### Problem details
Reproduce verbatim the lines up to and including the one with "const line = d3.line<[number, number]>().curve(d3.curveLinear);", starting from the first.

### Supplied material
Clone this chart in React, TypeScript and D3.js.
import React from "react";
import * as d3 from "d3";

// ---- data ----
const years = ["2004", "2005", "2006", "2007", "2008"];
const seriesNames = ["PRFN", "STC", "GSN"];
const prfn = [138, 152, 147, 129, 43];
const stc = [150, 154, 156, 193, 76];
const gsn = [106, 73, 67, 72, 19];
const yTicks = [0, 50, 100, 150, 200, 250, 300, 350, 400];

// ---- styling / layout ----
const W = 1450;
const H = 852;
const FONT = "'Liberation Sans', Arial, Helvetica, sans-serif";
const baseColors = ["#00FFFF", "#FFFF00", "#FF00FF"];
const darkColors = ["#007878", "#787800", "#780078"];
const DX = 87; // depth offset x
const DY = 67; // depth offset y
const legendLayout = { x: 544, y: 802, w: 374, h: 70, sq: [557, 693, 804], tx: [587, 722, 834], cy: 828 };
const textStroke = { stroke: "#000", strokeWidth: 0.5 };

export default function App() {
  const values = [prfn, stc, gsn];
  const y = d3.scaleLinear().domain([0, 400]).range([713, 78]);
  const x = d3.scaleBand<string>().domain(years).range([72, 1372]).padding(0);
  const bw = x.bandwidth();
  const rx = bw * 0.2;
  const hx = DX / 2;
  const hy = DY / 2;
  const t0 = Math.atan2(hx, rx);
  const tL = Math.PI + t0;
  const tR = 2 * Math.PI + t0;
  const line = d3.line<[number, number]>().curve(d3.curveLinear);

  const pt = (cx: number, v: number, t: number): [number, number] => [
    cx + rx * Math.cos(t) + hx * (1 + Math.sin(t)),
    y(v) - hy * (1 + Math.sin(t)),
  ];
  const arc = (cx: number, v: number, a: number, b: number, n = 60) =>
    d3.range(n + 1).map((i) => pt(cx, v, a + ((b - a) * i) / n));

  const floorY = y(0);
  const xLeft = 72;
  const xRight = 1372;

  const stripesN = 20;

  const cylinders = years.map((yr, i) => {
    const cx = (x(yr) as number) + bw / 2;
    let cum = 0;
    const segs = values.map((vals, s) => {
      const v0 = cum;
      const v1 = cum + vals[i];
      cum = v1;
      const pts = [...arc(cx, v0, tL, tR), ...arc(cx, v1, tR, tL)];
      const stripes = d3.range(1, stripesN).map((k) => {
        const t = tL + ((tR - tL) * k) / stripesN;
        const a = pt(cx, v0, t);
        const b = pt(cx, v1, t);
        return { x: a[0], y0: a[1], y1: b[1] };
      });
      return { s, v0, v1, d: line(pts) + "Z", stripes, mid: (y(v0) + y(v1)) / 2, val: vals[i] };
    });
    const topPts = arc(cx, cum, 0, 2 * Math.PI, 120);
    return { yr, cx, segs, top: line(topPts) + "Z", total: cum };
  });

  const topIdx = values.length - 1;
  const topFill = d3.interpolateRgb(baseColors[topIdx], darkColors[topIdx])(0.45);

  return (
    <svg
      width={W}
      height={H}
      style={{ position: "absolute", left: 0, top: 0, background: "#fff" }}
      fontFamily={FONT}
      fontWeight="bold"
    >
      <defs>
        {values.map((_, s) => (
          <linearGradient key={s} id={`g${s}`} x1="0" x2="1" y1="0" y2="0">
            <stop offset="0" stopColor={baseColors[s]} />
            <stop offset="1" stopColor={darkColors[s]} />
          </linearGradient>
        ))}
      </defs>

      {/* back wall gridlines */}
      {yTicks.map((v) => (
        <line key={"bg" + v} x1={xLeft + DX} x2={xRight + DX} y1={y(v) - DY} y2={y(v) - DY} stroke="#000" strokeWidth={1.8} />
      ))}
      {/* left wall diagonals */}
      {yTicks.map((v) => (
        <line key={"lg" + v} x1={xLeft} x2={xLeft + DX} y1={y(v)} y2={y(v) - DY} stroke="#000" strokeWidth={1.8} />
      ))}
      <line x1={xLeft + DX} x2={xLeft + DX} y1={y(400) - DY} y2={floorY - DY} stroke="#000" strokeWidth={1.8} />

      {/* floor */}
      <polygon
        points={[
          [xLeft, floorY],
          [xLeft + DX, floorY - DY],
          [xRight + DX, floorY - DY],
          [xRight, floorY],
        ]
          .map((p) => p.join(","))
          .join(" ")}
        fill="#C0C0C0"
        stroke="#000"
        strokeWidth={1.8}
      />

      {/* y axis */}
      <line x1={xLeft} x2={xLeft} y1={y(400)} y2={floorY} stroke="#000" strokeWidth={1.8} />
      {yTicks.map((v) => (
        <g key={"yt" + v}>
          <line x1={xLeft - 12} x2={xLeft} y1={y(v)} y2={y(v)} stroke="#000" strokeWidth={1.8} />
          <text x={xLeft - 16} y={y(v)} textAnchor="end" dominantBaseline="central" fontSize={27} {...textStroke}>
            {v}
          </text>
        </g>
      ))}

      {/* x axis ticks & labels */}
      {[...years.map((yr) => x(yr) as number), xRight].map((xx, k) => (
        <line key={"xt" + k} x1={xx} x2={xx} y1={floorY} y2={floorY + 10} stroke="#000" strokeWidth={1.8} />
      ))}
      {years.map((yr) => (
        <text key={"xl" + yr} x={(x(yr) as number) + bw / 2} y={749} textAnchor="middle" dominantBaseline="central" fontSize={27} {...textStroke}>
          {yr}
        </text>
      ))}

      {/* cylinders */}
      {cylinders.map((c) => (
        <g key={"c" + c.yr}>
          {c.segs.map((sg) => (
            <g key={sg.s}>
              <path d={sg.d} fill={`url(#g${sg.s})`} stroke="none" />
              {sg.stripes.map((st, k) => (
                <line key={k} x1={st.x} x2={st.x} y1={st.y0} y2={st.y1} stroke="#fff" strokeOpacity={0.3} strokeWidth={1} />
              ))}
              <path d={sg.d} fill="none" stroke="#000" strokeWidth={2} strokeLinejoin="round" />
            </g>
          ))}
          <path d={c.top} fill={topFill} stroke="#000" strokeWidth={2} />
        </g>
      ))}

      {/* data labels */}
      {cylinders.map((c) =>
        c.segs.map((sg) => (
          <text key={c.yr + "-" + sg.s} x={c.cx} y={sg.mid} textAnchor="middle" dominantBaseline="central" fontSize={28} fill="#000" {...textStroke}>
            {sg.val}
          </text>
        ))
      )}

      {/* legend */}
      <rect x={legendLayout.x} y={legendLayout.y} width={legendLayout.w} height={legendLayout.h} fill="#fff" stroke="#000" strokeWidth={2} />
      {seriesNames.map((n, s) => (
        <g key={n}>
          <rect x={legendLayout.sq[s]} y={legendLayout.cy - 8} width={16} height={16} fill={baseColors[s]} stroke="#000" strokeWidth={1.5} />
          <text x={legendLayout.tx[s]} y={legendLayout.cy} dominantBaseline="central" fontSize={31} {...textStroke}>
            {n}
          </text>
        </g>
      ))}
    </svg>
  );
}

### Solution
Clone this chart in React, TypeScript and D3.js.
import React from "react";
import * as d3 from "d3";

// ---- data ----
const years = ["2004", "2005", "2006", "2007", "2008"];
const seriesNames = ["PRFN", "STC", "GSN"];
const prfn = [138, 152, 147, 129, 43];
const stc = [150, 154, 156, 193, 76];
const gsn = [106, 73, 67, 72, 19];
const yTicks = [0, 50, 100, 150, 200, 250, 300, 350, 400];

// ---- styling / layout ----
const W = 1450;
const H = 852;
const FONT = "'Liberation Sans', Arial, Helvetica, sans-serif";
const baseColors = ["#00FFFF", "#FFFF00", "#FF00FF"];
const darkColors = ["#007878", "#787800", "#780078"];
const DX = 87; // depth offset x
const DY = 67; // depth offset y
const legendLayout = { x: 544, y: 802, w: 374, h: 70, sq: [557, 693, 804], tx: [587, 722, 834], cy: 828 };
const textStroke = { stroke: "#000", strokeWidth: 0.5 };

export default function App() {
  const values = [prfn, stc, gsn];
  const y = d3.scaleLinear().domain([0, 400]).range([713, 78]);
  const x = d3.scaleBand<string>().domain(years).range([72, 1372]).padding(0);
  const bw = x.bandwidth();
  const rx = bw * 0.2;
  const hx = DX / 2;
  const hy = DY / 2;
  const t0 = Math.atan2(hx, rx);
  const tL = Math.PI + t0;
  const tR = 2 * Math.PI + t0;
  const line = d3.line<[number, number]>().curve(d3.curveLinear);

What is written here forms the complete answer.